• **Stated exercise**
Leave out the pictures and repeat every record exactly.

* Begin Recorded data *

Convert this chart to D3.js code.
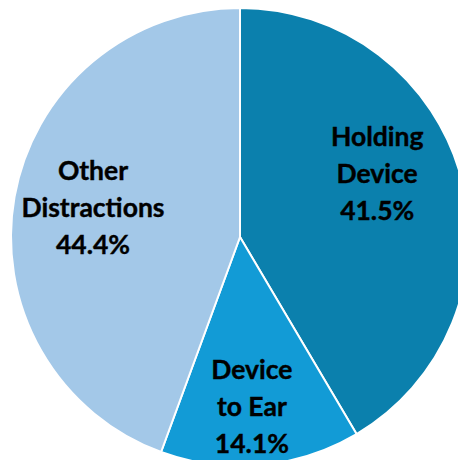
<!DOCTYPE html>
<html><head><meta charset="utf-8">
<script src="https://cdn.jsdelivr.net/npm/d3@7"></script>
<style>html,body{margin:0;padding:0;background:#fff;overflow:hidden}</style>
</head><body>
<svg id="c" width="458" height="460"></svg>
<script>
const categories = ["Holding Device", "Device to Ear", "Other Distractions"];
const labelLines = [["Holding", "Device"], ["Device", "to Ear"], ["Other", "Distractions"]];
const values = [41.5, 14.1, 44.4];
const colors = ["#0b80ad", "#129bd6", "#a3c8e8"];

const svg = d3.select("#c");
const cx = 240, cy = 237, R = 229;
const g = svg.append("g").attr("transform", `translate(${cx},${cy})`);

const pie = d3.pie().sort(null).value(d => d.v);
const data = pie(values.map((v, i) => ({v, i})));
const arc = d3.arc().innerRadius(0).outerRadius(R);

g.selectAll("path").data(data).join("path")
  .attr("d", arc)
  .attr("fill", d => colors[d.data.i])
  .attr("stroke", "#fff").attr("stroke-width", 2).attr("stroke-linejoin", "round");

// label placement (angle offset in radians from slice middle, radius)
const labelLayout = [{da: -0.164, r: 151}, {da: 0.021, r: 170}, {da: 0.024, r: 150}];
const fs = 26.5, lh = 37;
data.forEach((d, k) => {
  const L = labelLayout[k];
  const a = (d.startAngle + d.endAngle) / 2 + L.da;
  const x = Math.sin(a) * L.r, y = -Math.cos(a) * L.r;
  const lines = labelLines[k].concat([d3.format(".1f")(values[k]) + "%"]);
  const t = g.append("text").attr("text-anchor", "middle")
    .attr("font-family", "Lato, 'Noto Sans', sans-serif").attr("font-weight", "bold")
    .attr("font-size", fs).attr("fill", "#000")
    .attr("stroke", "#000").attr("stroke-width", 0.4);
  lines.forEach((s, j) => {
    t.append("tspan").attr("x", x).attr("y", y + (j - 1) * lh + fs * 0.36).text(s);
  });
});
</script>
</body></html>
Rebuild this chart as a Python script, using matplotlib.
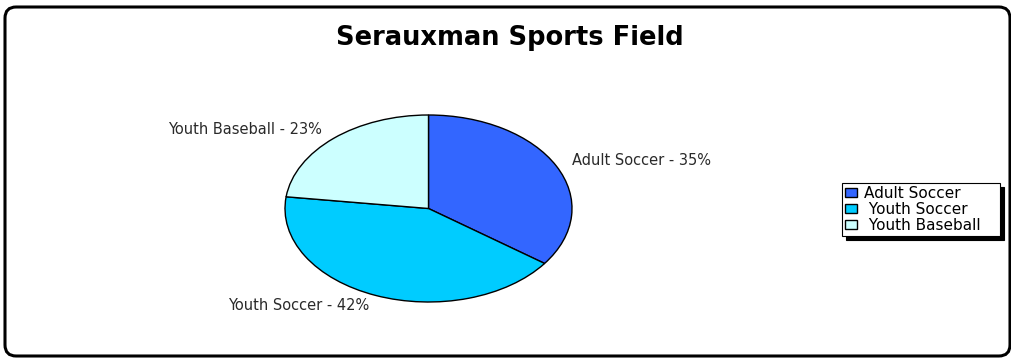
import matplotlib
matplotlib.use("Agg")
import matplotlib.pyplot as plt
from matplotlib.patches import FancyBboxPatch

# chart data
categories = ["Adult Soccer", "Youth Soccer", "Youth Baseball"]
legend_labels = ["Adult Soccer", " Youth Soccer", " Youth Baseball"]
shares = [35, 42, 23]
colors = ["#3366FF", "#00CCFF", "#CCFFFF"]
title = "Serauxman Sports Field"

W, H = 1011, 358
fig = plt.figure(figsize=(W / 100, H / 100), dpi=100)
fig.patch.set_facecolor("white")


def fx(px):
    return px / W


def fy(py):
    # pixel measured from top -> figure fraction
    return 1 - py / H


# rounded outer frame (behind everything)
frame = FancyBboxPatch((fx(5), fy(356)), fx(1005), 349 / H,
                       boxstyle="round,pad=0,rounding_size=0.011",
                       transform=fig.transFigure, facecolor="none",
                       edgecolor="black", linewidth=2.2, zorder=-5,
                       mutation_aspect=W / H)
fig.patches.append(frame)

fig.text(fx(510), fy(38), title, ha="center", va="center",
         fontsize=18.5, fontweight="bold", family="DejaVu Sans", color="black")

# elliptical pie: axes stretched, aspect left auto
ax = fig.add_axes([fx(285), fy(302), 287 / W, 187 / H])
labels = [f"{c} - {v}%" for c, v in zip(categories, shares)]
wedges, texts = ax.pie(shares, labels=labels, colors=colors, startangle=90,
                       counterclock=False, labeldistance=1.12,
                       wedgeprops=dict(edgecolor="black", linewidth=1.0),
                       textprops=dict(fontsize=10.5, color="#2a2a2a"))
ax.set_aspect("auto")
ax.set_xlim(-1, 1)
ax.set_ylim(-1, 1)
ax.axis("off")

leg = fig.legend(wedges, legend_labels, loc="upper left", mode="expand",
                 bbox_to_anchor=(fx(842), fy(235), 158 / W, 52 / H),
                 frameon=True, fancybox=False, edgecolor="black",
                 framealpha=1,
                 shadow={"ox": 3, "oy": -3, "color": "black", "alpha": 1},
                 fontsize=11, handlelength=0.75, handleheight=0.55,
                 handletextpad=0.5, labelspacing=0.05, borderpad=0.2,
                 borderaxespad=0)
leg.get_frame().set_linewidth(0.8)
for h in leg.legend_handles:
    h.set_edgecolor("black")
    h.set_linewidth(1.0)

fig.savefig("out.png", dpi=100)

* End Recorded data *

• **Result for this exercise**
Convert this chart to D3.js code.
<!DOCTYPE html>
<html><head><meta charset="utf-8">
<script src="https://cdn.jsdelivr.net/npm/d3@7"></script>
<style>html,body{margin:0;padding:0;background:#fff;overflow:hidden}</style>
</head><body>
<svg id="c" width="458" height="460"></svg>
<script>
const categories = ["Holding Device", "Device to Ear", "Other Distractions"];
const labelLines = [["Holding", "Device"], ["Device", "to Ear"], ["Other", "Distractions"]];
const values = [41.5, 14.1, 44.4];
const colors = ["#0b80ad", "#129bd6", "#a3c8e8"];

const svg = d3.select("#c");
const cx = 240, cy = 237, R = 229;
const g = svg.append("g").attr("transform", `translate(${cx},${cy})`);

const pie = d3.pie().sort(null).value(d => d.v);
const data = pie(values.map((v, i) => ({v, i})));
const arc = d3.arc().innerRadius(0).outerRadius(R);

g.selectAll("path").data(data).join("path")
  .attr("d", arc)
  .attr("fill", d => colors[d.data.i])
  .attr("stroke", "#fff").attr("stroke-width", 2).attr("stroke-linejoin", "round");

// label placement (angle offset in radians from slice middle, radius)
const labelLayout = [{da: -0.164, r: 151}, {da: 0.021, r: 170}, {da: 0.024, r: 150}];
const fs = 26.5, lh = 37;
data.forEach((d, k) => {
  const L = labelLayout[k];
  const a = (d.startAngle + d.endAngle) / 2 + L.da;
  const x = Math.sin(a) * L.r, y = -Math.cos(a) * L.r;
  const lines = labelLines[k].concat([d3.format(".1f")(values[k]) + "%"]);
  const t = g.append("text").attr("text-anchor", "middle")
    .attr("font-family", "Lato, 'Noto Sans', sans-serif").attr("font-weight", "bold")
    .attr("font-size", fs).attr("fill", "#000")
    .attr("stroke", "#000").attr("stroke-width", 0.4);
  lines.forEach((s, j) => {
    t.append("tspan").attr("x", x).attr("y", y + (j - 1) * lh + fs * 0.36).text(s);
  });
});
</script>
</body></html>
Rebuild this chart as a Python script, using matplotlib.
import matplotlib
matplotlib.use("Agg")
import matplotlib.pyplot as plt
from matplotlib.patches import FancyBboxPatch

# chart data
categories = ["Adult Soccer", "Youth Soccer", "Youth Baseball"]
legend_labels = ["Adult Soccer", " Youth Soccer", " Youth Baseball"]
shares = [35, 42, 23]
colors = ["#3366FF", "#00CCFF", "#CCFFFF"]
title = "Serauxman Sports Field"

W, H = 1011, 358
fig = plt.figure(figsize=(W / 100, H / 100), dpi=100)
fig.patch.set_facecolor("white")


def fx(px):
    return px / W


def fy(py):
    # pixel measured from top -> figure fraction
    return 1 - py / H


# rounded outer frame (behind everything)
frame = FancyBboxPatch((fx(5), fy(356)), fx(1005), 349 / H,
                       boxstyle="round,pad=0,rounding_size=0.011",
                       transform=fig.transFigure, facecolor="none",
                       edgecolor="black", linewidth=2.2, zorder=-5,
                       mutation_aspect=W / H)
fig.patches.append(frame)

fig.text(fx(510), fy(38), title, ha="center", va="center",
         fontsize=18.5, fontweight="bold", family="DejaVu Sans", color="black")

# elliptical pie: axes stretched, aspect left auto
ax = fig.add_axes([fx(285), fy(302), 287 / W, 187 / H])
labels = [f"{c} - {v}%" for c, v in zip(categories, shares)]
wedges, texts = ax.pie(shares, labels=labels, colors=colors, startangle=90,
                       counterclock=False, labeldistance=1.12,
                       wedgeprops=dict(edgecolor="black", linewidth=1.0),
                       textprops=dict(fontsize=10.5, color="#2a2a2a"))
ax.set_aspect("auto")
ax.set_xlim(-1, 1)
ax.set_ylim(-1, 1)
ax.axis("off")

leg = fig.legend(wedges, legend_labels, loc="upper left", mode="expand",
                 bbox_to_anchor=(fx(842), fy(235), 158 / W, 52 / H),
                 frameon=True, fancybox=False, edgecolor="black",
                 framealpha=1,
                 shadow={"ox": 3, "oy": -3, "color": "black", "alpha": 1},
                 fontsize=11, handlelength=0.75, handleheight=0.55,
                 handletextpad=0.5, labelspacing=0.05, borderpad=0.2,
                 borderaxespad=0)
leg.get_frame().set_linewidth(0.8)
for h in leg.legend_handles:
    h.set_edgecolor("black")
    h.set_linewidth(1.0)

fig.savefig("out.png", dpi=100)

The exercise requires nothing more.